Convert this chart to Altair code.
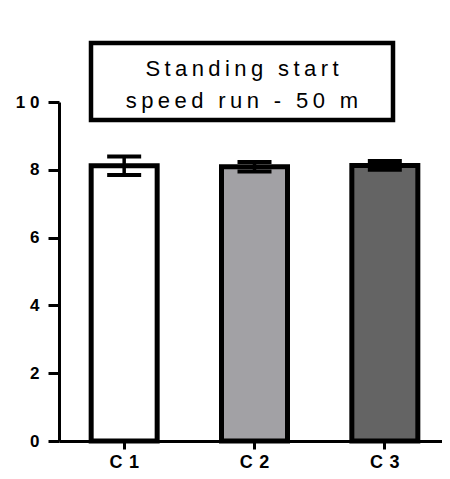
import altair as alt
import pandas as pd

groups = ["C1", "C2", "C3"]
means = [8.12, 8.09, 8.13]
errors = [0.27, 0.14, 0.13]
fills = ["#ffffff", "#a2a1a5", "#646464"]
title_lines = ["Standing start", "speed run - 50 m"]
y_ticks = [0, 2, 4, 6, 8, 10]

THIN = "\u2009"


def spaced(s):
    return THIN.join(list(s))


df = pd.DataFrame({
    "group": groups,
    "mean": means,
    "lo": [m - e for m, e in zip(means, errors)],
    "hi": [m + e for m, e in zip(means, errors)],
})

FONT = "Liberation Sans"

x_scale = alt.Scale(domain=groups, paddingInner=0, paddingOuter=0, range=[0, 391])

x = alt.X(
    "group:N",
    sort=groups,
    scale=x_scale,
    axis=alt.Axis(
        title=None,
        labelAngle=0,
        labelFont=FONT,
        labelFontSize=18,
        labelFontWeight="bold",
        labelColor="black",
        labelPadding=4,
        labelExpr="substring(datum.label,0,1) + ' \u200a' + substring(datum.label,1)",
        tickSize=8,
        tickWidth=3,
        tickColor="black",
        domainWidth=3,
        domainColor="black",
        grid=False,
    ),
)

y_scale = alt.Scale(domain=[0, 10], nice=False)

y_axis = alt.Axis(
    title=None,
    values=y_ticks,
    labelFont=FONT,
    labelFontSize=17,
    labelFontWeight="bold",
    labelColor="black",
    labelPadding=9,
    labelExpr="length(datum.label) > 1 ? substring(datum.label,0,1) + '\u2009\u200a' + substring(datum.label,1) : datum.label",
    tickSize=11,
    tickWidth=3,
    tickColor="black",
    domainWidth=3,
    domainColor="black",
    grid=False,
)

base = alt.Chart(df)

bars = base.mark_bar(size=66, stroke="black", strokeWidth=5).encode(
    x=x,
    y=alt.Y("mean:Q", scale=y_scale, axis=y_axis),
    fill=alt.Fill("group:N", scale=alt.Scale(domain=groups, range=fills), legend=None),
)

xe = alt.X("group:N", sort=groups)

rules = base.mark_rule(color="black", strokeWidth=3.5).encode(
    x=xe,
    y=alt.Y("lo:Q"),
    y2="hi:Q",
)

caps_hi = base.mark_tick(color="black", thickness=4, size=34, opacity=1).encode(
    x=xe,
    y=alt.Y("hi:Q"),
)
caps_lo = base.mark_tick(color="black", thickness=4, size=34, opacity=1).encode(
    x=xe,
    y=alt.Y("lo:Q"),
)

box = alt.Chart(pd.DataFrame({"k": [0]})).mark_rect(
    fill="white", stroke="black", strokeWidth=4.5
).encode(
    x=alt.value(32), x2=alt.value(334), y=alt.value(-59), y2=alt.value(18)
)


def title_line(text, ypix):
    return alt.Chart(pd.DataFrame({"line": [spaced(text)]})).mark_text(
        font=FONT, fontSize=22, color="black", align="center", baseline="middle"
    ).encode(
        text="line:N",
        x=alt.value(183),
        y=alt.value(ypix),
    )


title1 = title_line(title_lines[0], -33)
title2 = title_line(title_lines[1], -1)

chart = alt.layer(bars, rules, caps_hi, caps_lo, box, title1, title2).properties(
    width=383,
    height=339,
    background="white",
    padding={"left": 51, "top": 94, "right": 0, "bottom": 30},
    autosize=alt.AutoSizeParams(type="none"),
).configure_view(strokeWidth=0, stroke="transparent").configure_axis(grid=False)

chart.save("out.html", embed_options={"renderer": "svg", "actions": False})
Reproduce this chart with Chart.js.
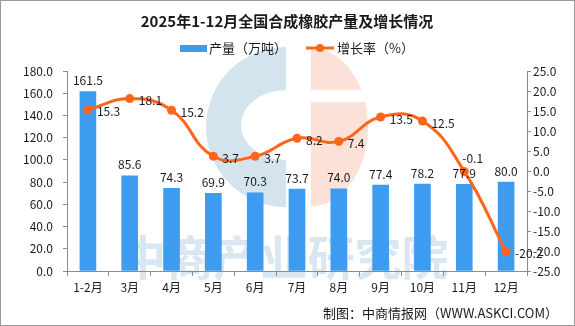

Problem description: Each entry above should be reproduced exactly, with the pictures removed.

Finished task:
Convert this chart to Altair code.
import altair as alt
import pandas as pd

groups = ["C1", "C2", "C3"]
means = [8.12, 8.09, 8.13]
errors = [0.27, 0.14, 0.13]
fills = ["#ffffff", "#a2a1a5", "#646464"]
title_lines = ["Standing start", "speed run - 50 m"]
y_ticks = [0, 2, 4, 6, 8, 10]

THIN = "\u2009"


def spaced(s):
    return THIN.join(list(s))


df = pd.DataFrame({
    "group": groups,
    "mean": means,
    "lo": [m - e for m, e in zip(means, errors)],
    "hi": [m + e for m, e in zip(means, errors)],
})

FONT = "Liberation Sans"

x_scale = alt.Scale(domain=groups, paddingInner=0, paddingOuter=0, range=[0, 391])

x = alt.X(
    "group:N",
    sort=groups,
    scale=x_scale,
    axis=alt.Axis(
        title=None,
        labelAngle=0,
        labelFont=FONT,
        labelFontSize=18,
        labelFontWeight="bold",
        labelColor="black",
        labelPadding=4,
        labelExpr="substring(datum.label,0,1) + ' \u200a' + substring(datum.label,1)",
        tickSize=8,
        tickWidth=3,
        tickColor="black",
        domainWidth=3,
        domainColor="black",
        grid=False,
    ),
)

y_scale = alt.Scale(domain=[0, 10], nice=False)

y_axis = alt.Axis(
    title=None,
    values=y_ticks,
    labelFont=FONT,
    labelFontSize=17,
    labelFontWeight="bold",
    labelColor="black",
    labelPadding=9,
    labelExpr="length(datum.label) > 1 ? substring(datum.label,0,1) + '\u2009\u200a' + substring(datum.label,1) : datum.label",
    tickSize=11,
    tickWidth=3,
    tickColor="black",
    domainWidth=3,
    domainColor="black",
    grid=False,
)

base = alt.Chart(df)

bars = base.mark_bar(size=66, stroke="black", strokeWidth=5).encode(
    x=x,
    y=alt.Y("mean:Q", scale=y_scale, axis=y_axis),
    fill=alt.Fill("group:N", scale=alt.Scale(domain=groups, range=fills), legend=None),
)

xe = alt.X("group:N", sort=groups)

rules = base.mark_rule(color="black", strokeWidth=3.5).encode(
    x=xe,
    y=alt.Y("lo:Q"),
    y2="hi:Q",
)

caps_hi = base.mark_tick(color="black", thickness=4, size=34, opacity=1).encode(
    x=xe,
    y=alt.Y("hi:Q"),
)
caps_lo = base.mark_tick(color="black", thickness=4, size=34, opacity=1).encode(
    x=xe,
    y=alt.Y("lo:Q"),
)

box = alt.Chart(pd.DataFrame({"k": [0]})).mark_rect(
    fill="white", stroke="black", strokeWidth=4.5
).encode(
    x=alt.value(32), x2=alt.value(334), y=alt.value(-59), y2=alt.value(18)
)


def title_line(text, ypix):
    return alt.Chart(pd.DataFrame({"line": [spaced(text)]})).mark_text(
        font=FONT, fontSize=22, color="black", align="center", baseline="middle"
    ).encode(
        text="line:N",
        x=alt.value(183),
        y=alt.value(ypix),
    )


title1 = title_line(title_lines[0], -33)
title2 = title_line(title_lines[1], -1)

chart = alt.layer(bars, rules, caps_hi, caps_lo, box, title1, title2).properties(
    width=383,
    height=339,
    background="white",
    padding={"left": 51, "top": 94, "right": 0, "bottom": 30},
    autosize=alt.AutoSizeParams(type="none"),
).configure_view(strokeWidth=0, stroke="transparent").configure_axis(grid=False)

chart.save("out.html", embed_options={"renderer": "svg", "actions": False})
Reproduce this chart with Chart.js.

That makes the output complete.